◆ Task statement: Find the lines that hold the word "matplotlib" and return them.
===== Stored data =====
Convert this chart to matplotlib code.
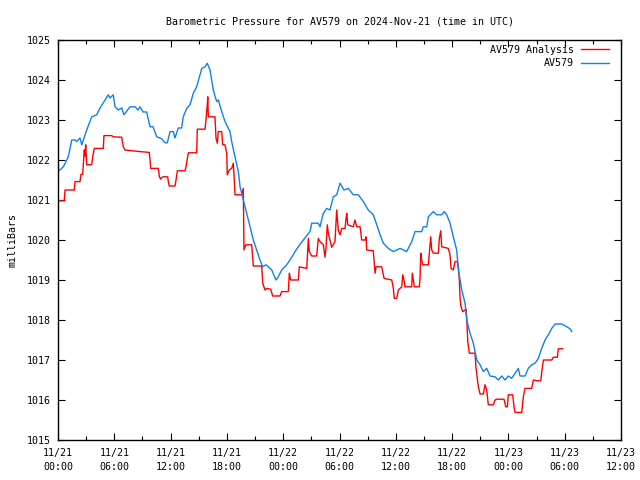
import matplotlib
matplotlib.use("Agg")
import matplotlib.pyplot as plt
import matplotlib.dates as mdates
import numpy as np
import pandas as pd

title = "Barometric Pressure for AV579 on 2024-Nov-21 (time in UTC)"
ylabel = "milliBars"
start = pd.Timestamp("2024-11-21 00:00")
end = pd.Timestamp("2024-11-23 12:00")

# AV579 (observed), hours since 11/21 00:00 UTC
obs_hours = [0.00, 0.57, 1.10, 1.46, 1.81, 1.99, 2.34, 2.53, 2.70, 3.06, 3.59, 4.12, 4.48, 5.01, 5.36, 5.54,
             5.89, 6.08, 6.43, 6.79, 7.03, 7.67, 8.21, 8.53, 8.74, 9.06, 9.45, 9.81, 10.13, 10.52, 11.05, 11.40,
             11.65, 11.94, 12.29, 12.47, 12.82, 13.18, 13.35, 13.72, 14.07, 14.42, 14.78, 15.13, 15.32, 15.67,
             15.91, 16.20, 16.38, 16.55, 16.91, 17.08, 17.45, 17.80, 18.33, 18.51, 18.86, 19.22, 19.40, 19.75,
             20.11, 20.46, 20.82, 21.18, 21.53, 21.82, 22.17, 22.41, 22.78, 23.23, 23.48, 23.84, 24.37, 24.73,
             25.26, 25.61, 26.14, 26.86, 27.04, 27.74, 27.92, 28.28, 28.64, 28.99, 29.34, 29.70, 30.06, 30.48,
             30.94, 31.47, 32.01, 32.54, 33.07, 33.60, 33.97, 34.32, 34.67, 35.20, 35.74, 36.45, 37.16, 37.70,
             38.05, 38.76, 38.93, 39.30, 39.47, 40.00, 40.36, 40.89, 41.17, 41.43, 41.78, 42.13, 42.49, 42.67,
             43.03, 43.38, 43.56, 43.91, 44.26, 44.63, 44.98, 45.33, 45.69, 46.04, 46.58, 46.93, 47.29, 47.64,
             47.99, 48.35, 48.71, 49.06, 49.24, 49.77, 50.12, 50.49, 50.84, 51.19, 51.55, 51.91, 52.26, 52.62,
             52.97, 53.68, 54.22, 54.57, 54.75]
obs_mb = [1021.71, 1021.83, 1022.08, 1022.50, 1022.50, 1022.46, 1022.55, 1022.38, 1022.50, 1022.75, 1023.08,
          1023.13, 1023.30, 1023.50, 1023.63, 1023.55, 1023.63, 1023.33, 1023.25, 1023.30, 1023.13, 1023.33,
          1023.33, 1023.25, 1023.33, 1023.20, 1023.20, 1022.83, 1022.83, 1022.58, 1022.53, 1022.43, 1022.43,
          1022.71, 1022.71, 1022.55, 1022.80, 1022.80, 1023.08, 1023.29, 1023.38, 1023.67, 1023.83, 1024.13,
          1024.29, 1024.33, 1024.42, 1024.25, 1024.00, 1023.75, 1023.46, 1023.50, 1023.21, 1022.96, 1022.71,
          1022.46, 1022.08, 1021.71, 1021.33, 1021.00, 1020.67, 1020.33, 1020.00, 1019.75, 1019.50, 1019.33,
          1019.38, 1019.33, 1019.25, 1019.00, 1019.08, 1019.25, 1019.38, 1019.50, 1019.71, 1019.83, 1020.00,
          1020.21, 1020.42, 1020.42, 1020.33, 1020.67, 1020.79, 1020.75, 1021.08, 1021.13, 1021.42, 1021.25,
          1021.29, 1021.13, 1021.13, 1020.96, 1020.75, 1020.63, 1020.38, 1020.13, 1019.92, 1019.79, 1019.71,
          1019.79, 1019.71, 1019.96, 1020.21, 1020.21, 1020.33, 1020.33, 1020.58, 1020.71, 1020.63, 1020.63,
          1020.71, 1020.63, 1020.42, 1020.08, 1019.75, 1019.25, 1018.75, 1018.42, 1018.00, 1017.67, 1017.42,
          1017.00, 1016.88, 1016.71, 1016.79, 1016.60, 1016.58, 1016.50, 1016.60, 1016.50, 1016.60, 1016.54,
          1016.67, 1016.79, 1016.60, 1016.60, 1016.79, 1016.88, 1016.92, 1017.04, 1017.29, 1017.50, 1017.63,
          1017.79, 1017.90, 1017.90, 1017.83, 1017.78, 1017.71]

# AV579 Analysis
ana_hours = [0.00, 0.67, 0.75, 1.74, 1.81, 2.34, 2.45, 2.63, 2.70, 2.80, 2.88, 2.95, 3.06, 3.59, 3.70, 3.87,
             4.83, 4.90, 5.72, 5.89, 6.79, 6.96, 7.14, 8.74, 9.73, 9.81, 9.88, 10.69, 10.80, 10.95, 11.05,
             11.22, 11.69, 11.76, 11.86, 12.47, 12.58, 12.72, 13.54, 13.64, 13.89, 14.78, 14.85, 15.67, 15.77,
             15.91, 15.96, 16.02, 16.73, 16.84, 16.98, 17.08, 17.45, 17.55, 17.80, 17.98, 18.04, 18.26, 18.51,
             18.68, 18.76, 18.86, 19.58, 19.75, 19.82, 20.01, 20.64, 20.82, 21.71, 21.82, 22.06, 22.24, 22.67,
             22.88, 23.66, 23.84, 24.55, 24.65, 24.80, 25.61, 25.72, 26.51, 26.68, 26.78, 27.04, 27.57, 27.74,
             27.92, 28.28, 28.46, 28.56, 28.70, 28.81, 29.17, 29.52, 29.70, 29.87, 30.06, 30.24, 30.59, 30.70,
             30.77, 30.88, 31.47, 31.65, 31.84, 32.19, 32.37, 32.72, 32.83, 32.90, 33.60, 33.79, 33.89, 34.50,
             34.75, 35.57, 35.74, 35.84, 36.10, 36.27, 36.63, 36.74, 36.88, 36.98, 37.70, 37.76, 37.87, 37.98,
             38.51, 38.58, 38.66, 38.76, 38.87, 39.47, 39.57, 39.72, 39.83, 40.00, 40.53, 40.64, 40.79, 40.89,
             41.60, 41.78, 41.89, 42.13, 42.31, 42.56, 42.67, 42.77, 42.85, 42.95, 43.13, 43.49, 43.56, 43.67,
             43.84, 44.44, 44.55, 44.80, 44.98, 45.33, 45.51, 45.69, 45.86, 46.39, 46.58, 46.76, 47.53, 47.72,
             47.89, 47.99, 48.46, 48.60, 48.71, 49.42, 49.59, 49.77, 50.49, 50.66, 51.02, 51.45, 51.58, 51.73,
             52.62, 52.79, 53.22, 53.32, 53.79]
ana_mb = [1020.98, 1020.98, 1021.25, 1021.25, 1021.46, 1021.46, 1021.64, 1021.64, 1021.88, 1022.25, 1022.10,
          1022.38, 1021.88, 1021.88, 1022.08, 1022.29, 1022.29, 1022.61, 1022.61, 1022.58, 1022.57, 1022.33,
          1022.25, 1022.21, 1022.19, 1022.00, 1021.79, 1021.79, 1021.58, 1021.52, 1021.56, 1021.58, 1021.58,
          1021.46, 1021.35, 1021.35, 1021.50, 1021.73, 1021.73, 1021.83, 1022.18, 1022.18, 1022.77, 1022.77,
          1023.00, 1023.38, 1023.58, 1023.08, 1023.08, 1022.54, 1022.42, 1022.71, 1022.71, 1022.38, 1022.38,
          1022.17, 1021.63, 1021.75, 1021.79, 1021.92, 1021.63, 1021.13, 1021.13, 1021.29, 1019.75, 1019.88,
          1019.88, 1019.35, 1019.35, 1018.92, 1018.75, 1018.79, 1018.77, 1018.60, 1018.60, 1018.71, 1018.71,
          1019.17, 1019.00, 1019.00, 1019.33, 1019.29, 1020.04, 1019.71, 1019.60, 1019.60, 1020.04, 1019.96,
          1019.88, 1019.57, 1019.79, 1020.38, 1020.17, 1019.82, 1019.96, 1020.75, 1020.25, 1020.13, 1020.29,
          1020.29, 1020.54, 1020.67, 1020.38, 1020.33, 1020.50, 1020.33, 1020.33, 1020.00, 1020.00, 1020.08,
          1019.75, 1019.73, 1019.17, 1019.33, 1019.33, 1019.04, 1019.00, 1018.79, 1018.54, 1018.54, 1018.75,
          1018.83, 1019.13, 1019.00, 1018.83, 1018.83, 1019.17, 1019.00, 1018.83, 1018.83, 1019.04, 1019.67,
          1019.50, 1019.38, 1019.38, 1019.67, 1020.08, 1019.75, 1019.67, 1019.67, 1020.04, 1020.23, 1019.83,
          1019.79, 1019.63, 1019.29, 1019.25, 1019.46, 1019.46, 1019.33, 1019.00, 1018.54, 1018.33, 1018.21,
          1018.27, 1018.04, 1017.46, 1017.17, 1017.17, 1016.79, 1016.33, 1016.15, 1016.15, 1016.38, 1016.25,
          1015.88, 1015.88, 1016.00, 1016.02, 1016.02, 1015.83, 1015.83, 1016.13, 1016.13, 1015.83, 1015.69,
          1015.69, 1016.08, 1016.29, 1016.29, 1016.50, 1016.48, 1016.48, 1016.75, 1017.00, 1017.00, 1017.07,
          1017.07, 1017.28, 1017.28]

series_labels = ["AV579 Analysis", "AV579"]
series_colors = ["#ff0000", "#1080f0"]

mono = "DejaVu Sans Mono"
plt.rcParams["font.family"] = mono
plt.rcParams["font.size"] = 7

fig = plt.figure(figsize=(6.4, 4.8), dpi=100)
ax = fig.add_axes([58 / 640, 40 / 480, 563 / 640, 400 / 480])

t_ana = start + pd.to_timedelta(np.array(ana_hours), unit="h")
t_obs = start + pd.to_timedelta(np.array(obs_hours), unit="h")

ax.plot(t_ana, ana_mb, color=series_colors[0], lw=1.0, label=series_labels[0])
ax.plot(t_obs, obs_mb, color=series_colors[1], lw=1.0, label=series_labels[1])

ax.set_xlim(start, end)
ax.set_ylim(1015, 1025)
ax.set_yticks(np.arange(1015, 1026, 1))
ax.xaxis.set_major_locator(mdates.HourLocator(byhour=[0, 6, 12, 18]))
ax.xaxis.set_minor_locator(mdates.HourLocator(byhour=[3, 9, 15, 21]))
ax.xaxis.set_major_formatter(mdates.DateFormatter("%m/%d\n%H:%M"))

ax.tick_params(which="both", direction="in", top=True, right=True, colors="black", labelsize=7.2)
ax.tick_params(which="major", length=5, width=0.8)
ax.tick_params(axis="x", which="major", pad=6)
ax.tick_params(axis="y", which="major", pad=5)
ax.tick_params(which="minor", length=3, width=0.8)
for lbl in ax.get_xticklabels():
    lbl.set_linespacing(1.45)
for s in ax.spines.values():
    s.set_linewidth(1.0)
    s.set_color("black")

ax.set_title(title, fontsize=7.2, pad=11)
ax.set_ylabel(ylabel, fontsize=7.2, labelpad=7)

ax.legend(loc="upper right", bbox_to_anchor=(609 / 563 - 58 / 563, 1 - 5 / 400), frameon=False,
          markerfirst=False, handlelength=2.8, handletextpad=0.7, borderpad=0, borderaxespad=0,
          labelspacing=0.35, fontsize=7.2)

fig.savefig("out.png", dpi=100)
=====
◆ Exercise solution:
Convert this chart to matplotlib code.
import matplotlib
matplotlib.use("Agg")
import matplotlib.pyplot as plt
import matplotlib.dates as mdates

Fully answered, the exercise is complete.